Saudi Arabia and The Money Backing Terror Groups Like Mumbai’s LeT

December 8, 2008

The terrorist attacks on Mumbai shocked the world, including the Muslim world. Questions are being asked about who was behind the attacks and the answers seem to be devolving to the group Lashkar-e-Taiba [there are many alternate transcriptions, but I’ll go with this one]. Groups, however, don’t function without funding, which raises its own questions.

Many in the media and blogs see a Saudi hand in this. They note that Lashkar-e-Taiba operates on dual tracks: a militant wing and a charitable wing, Jamaat-ud-Dawa. The bifurcation of activist groups into militant and charitable wings is a tried and true one. Groups as various as the Irish Republican Army (IRA)/Sinn Fein and Hamas have found it a useful tactic to say while fund raising, “Oh, your contribution is only going to be used for good purposes!” And the donors have no easy way to find out just where the money has gone.

From: Crossroads Arabia

The problem, of course, is that money is fungible. Money is collected. What goes to charitable uses is determined by the group. It can use the money as fits its needs, defined by itself. What money is spent on charitable acts—and this is done—is only a portion of that collected. Donations represent money to the group’s coffers that can be spent without draining the funds to support terrorist operations.

While the Saudi government has made attempts to rein in contributions to foreign ‘charitable’ groups, there are many ways to avoid the controls. The easiest of them is to simply move cash around, hand-to-hand. There are Saudi regulations that limit the amount of cash that one can take out of the country, but those are not difficult to circumvent.
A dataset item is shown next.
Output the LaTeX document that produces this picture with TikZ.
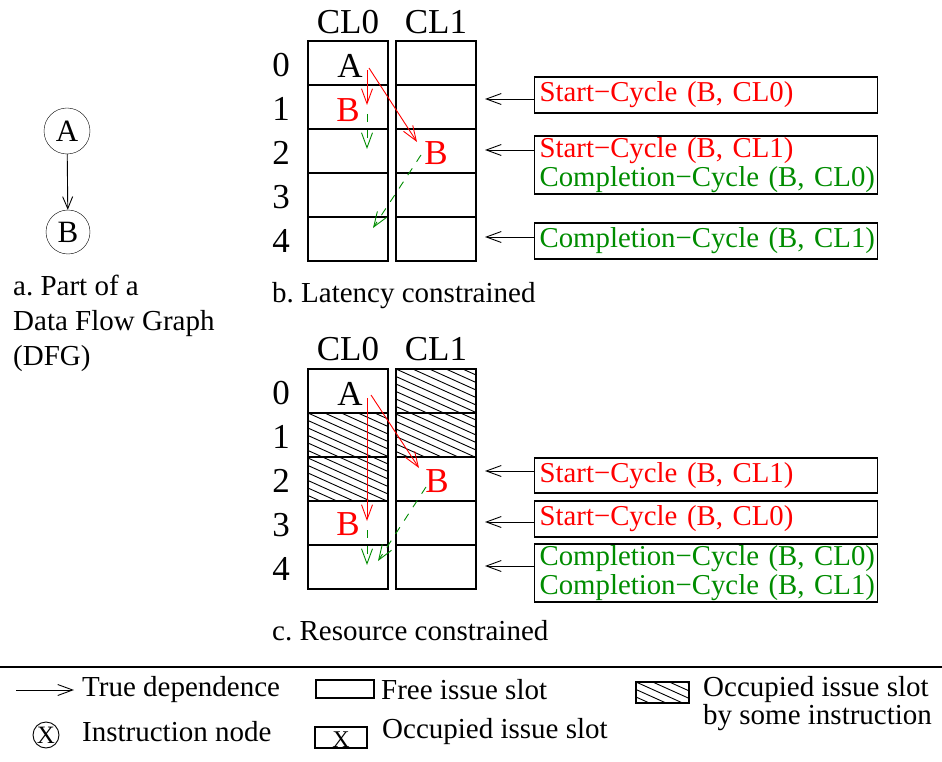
\documentclass[tikz,border=0pt]{standalone}
\usepackage{fontspec}
\setmainfont{Liberation Serif}
\usetikzlibrary{arrows.meta,positioning}
\definecolor{cyclegreen}{RGB}{0,140,0}
\newcommand{\hatchbox}[4]{%
  \begin{scope}
    \clip (#1,#2) rectangle (#3,#4);
    \foreach \k in {-8,...,14}
      \draw[hatch] (#1,{#2+(\k)*7.5}) -- ++(100,45);
  \end{scope}}
\frenchspacing

\begin{document}
\begin{tikzpicture}[x=1pt,y=-1pt,
    cell/.style={draw,line width=1.3pt,minimum width=80pt,minimum height=44pt,inner sep=0pt},
    note/.style={draw=black,line width=1.2pt,minimum width=343pt,minimum height=36pt,text width=333pt,
      inner xsep=5pt,inner ysep=1pt,align=left,anchor=west,font=\fontsize{28.8}{29}\selectfont},
    txt/.style={inner sep=0pt,anchor=west,font=\fontsize{29}{35}\selectfont},
    bigtxt/.style={inner sep=0pt,font=\fontsize{35}{35}\selectfont},
    tip/.style={-{Straight Barb[length=15pt,width=11pt]},line width=0.9pt},
    dep/.style={tip,red},
    done/.style={tip,cyclegreen,dash pattern=on 8pt off 8pt},
    hatch/.style={line width=0.9pt}]
  \useasboundingbox (0,0) rectangle (942,762);

  % a. data flow graph
  \node (dfgA) [draw,circle,minimum size=46pt,inner sep=0pt,font=\fontsize{31}{31}\selectfont] at (67,131) {A};
  \node (dfgB) [draw,circle,minimum size=44pt,inner sep=0pt,font=\fontsize{31}{31}\selectfont] at (68,232) {B};
  \draw [tip,-{Straight Barb[length=12pt,width=10pt]}] (dfgA) to (dfgB);
  \node (capA) [txt,align=left] at (13,323) {a. Part of a\\Data Flow Graph\\(DFG)};

  % b. latency constrained
  \node (hb0) [bigtxt] at (348,22) {CL0};
  \node (hb1) [bigtxt] at (436,22) {CL1};
  \foreach \r in {0,...,4} {
    \node (rb\r) [bigtxt] at (281,{65+44*\r}) {\r};
    \node (b0\r) [cell] at (348,{63+44*\r}) {};
    \node (b1\r) [cell] at (436,{63+44*\r}) {};
  }
  \node (bA) [bigtxt] at (350,66) {A};
  \node (bB0) [bigtxt,red] at (348,110) {B};
  \node (bB1) [bigtxt,red] at (436,153) {B};
  \coordinate (bA1) at (367,70);
  \coordinate (bA2) at (369,68);
  \coordinate (bB0s) at (367,105);
  \coordinate (bB0e) at (367,114);
  \coordinate (bB0c) at (367,149);
  \coordinate (bB1s) at (417,142);
  \coordinate (bB1e) at (421,155);
  \coordinate (bB1c) at (373,228);
  \draw [dep] (bA1) to (bB0s);
  \draw [dep] (bA2) to (bB1s);
  \draw [done] (bB0e) to (bB0c);
  \draw [done] (bB1e) to (bB1c);
  \node (capB) [txt] at (272,296) {b. Latency constrained};

  \node (nb1) [note,text=red] at (534,95) {\mbox{Start−Cycle (B, CL0)}};
  \node (nb2) [note,minimum height=58pt] at (534,165)
    {\mbox{\textcolor{red}{Start−Cycle (B, CL1)}}\\\mbox{\textcolor{cyclegreen}{Completion−Cycle (B, CL0)}}};
  \node (nb3) [note,text=cyclegreen] at (534,241) {\mbox{Completion−Cycle (B, CL1)}};
  \coordinate (pb1) at (485,99);
  \coordinate (pb2) at (485,150);
  \coordinate (pb3) at (485,237);
  \draw [tip] (nb1.west |- pb1) to (pb1);
  \draw [tip] (nb2.west |- pb2) to (pb2);
  \draw [tip] (nb3.west |- pb3) to (pb3);

  % c. resource constrained
  \hatchbox{396}{369}{476}{457}
  \hatchbox{308}{413}{388}{501}
  \node (hc0) [bigtxt] at (348,349) {CL0};
  \node (hc1) [bigtxt] at (436,349) {CL1};
  \foreach \r in {0,...,4} {
    \node (rc\r) [bigtxt] at (281,{393+44*\r}) {\r};
    \node (c0\r) [cell] at (348,{391+44*\r}) {};
    \node (c1\r) [cell] at (436,{391+44*\r}) {};
  }
  \node (cA) [bigtxt] at (350,394) {A};
  \node (cB0) [bigtxt,red] at (348,524) {B};
  \node (cB1) [bigtxt,red] at (437,481) {B};
  \coordinate (cA1) at (367,398);
  \coordinate (cA2) at (371,395);
  \coordinate (cB0s) at (367,521);
  \coordinate (cB0e) at (367,530);
  \coordinate (cB0c) at (367,565);
  \coordinate (cB1s) at (419,468);
  \coordinate (cB1e) at (426,487);
  \coordinate (cB1c) at (378,561);
  \draw [dep] (cA1) to (cB0s);
  \draw [dep] (cA2) to (cB1s);
  \draw [done] (cB0e) to (cB0c);
  \draw [done] (cB1e) to (cB1c);
  \node (capC) [txt] at (272,631) {c. Resource constrained};

  \node (nc1) [note,text=red,minimum height=35pt] at (534,475.5) {\mbox{Start−Cycle (B, CL1)}};
  \node (nc2) [note,text=red] at (534,519) {\mbox{Start−Cycle (B, CL0)}};
  \node (nc3) [note,text=cyclegreen,minimum height=58pt] at (534,573)
    {\mbox{Completion−Cycle (B, CL0)}\\\mbox{Completion−Cycle (B, CL1)}};
  \coordinate (pc1) at (485,471);
  \coordinate (pc2) at (485,522);
  \coordinate (pc3) at (485,566);
  \draw [tip] (nc1.west |- pc1) to (pc1);
  \draw [tip] (nc2.west |- pc2) to (pc2);
  \draw [tip] (nc3.west |- pc3) to (pc3);

  % legend
  \coordinate (sepL) at (0,667);
  \coordinate (sepR) at (942,667);
  \draw [line width=1.3pt] (sepL) to (sepR);
  \coordinate (legS) at (16,690);
  \coordinate (legE) at (74,690);
  \draw [tip] (legS) to (legE);
  \node (legDep) [txt] at (82,690) {True dependence};
  \node (legFree) [draw,line width=1.2pt,minimum width=58pt,minimum height=18pt,inner sep=0pt] at (345,689) {};
  \node (legFreeT) [txt] at (381,690) {Free issue slot};
  \hatchbox{636}{682}{689}{703}
  \node (legHatch) [draw,line width=1.2pt,minimum width=53pt,minimum height=21pt,inner sep=0pt] at (662.5,692.5) {};
  \node (legHatchT) [txt,align=left,font=\fontsize{29}{28}\selectfont] at (703,704)
    {Occupied issue slot\\by some instruction};
  \node (legNode) [draw,circle,line width=0.9pt,minimum size=26pt,inner sep=0pt,font=\fontsize{25}{25}\selectfont] at (46,735) {X};
  \node (legNodeT) [txt] at (82,732) {Instruction node};
  \node (legOcc) [draw,line width=1.2pt,minimum width=52pt,minimum height=21pt,inner sep=0pt] at (341,737.5) {};
  \node (legX) [inner sep=0pt,font=\fontsize{24}{24}\selectfont,anchor=base] at (341,747) {X};
  \node (legOccT) [txt] at (382,732) {Occupied issue slot};
\end{tikzpicture}
\end{document}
Cash does not show up on X-ray scans, after all.

Saudis are a soft touch when it comes to charitable giving. They take seriously the Islamic requirement to pay zakat, the 2.5% of one’s assets that should be paid to support the poor or spread the message of Islam. Wealthy Saudis, in particular, actually have trouble getting rid of that much money on an annual basis. They can be successfully approached with a good, tear-jerking story and they’ll come up with a donation. With no way to track just where that money goes, it’s far too easy for it to go astray.